Lessons for Internal Auditors From the Lehman Brothers Saga
The facts are still unfolding from the Lehman Brothers story. As a reminder, they filed for bankruptcy on September 15, 2008 - the largest bankruptcy filing in US history, with Lehman holding over $600bn in assets. You can read the background here.
- Are there any accounting practices that are intended only for “window-dressing” rather than business purposes? Have they been fully disclosed to the audit committee or board of directors? Do they affect the ‘fair presentation’ of the organization's results and financial condition? Do they affect any valuation or other assessment of the organization by investors and other stakeholders? Are they adequately disclosed in public filings?
- Does the audit committee or board of directors have an adequate process for assessing the quality of the external auditors? Do they have information on the experience and technical knowledge of the partners, managers, and senior staff? Do they receive objective feedback from management and internal audit?
- Is the level of non-audit services (i.e., services not directly required to the mandated audit opinion) a potential impairment to the objectivity of the external auditors and their willingness to raise issues with the audit committee or board of directors?

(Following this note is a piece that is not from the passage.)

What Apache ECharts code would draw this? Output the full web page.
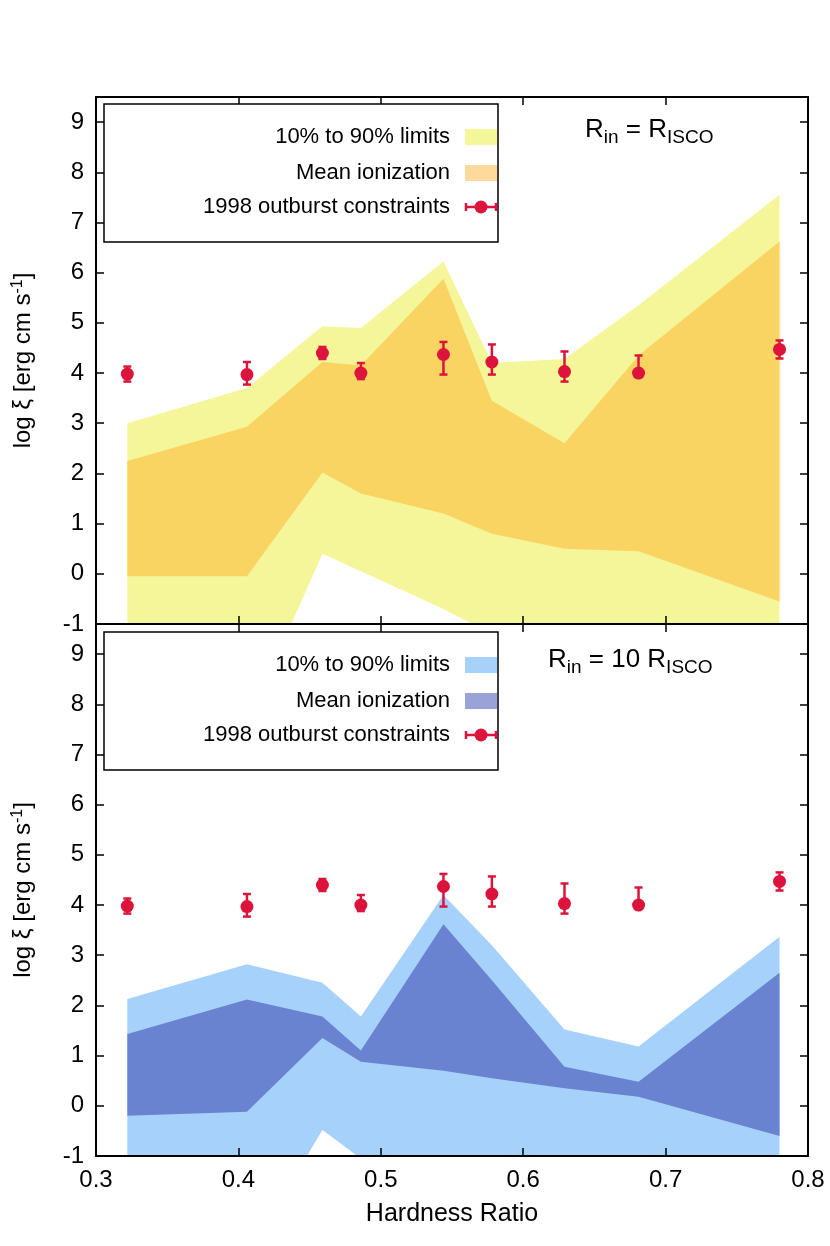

- Does the organization engage the external audit firm to assist or lead investigations? In the Lehman case, there are questions as to whether EY should have been asked to investigate the whistleblower’s assertions of inappropriate accounting. While some say these were forbidden internal audit services, for me the issue is whether they could have looked objectively at accounting policies and practices the audit partners had apparently accepted as compliant with US GAAP (SFAS 140).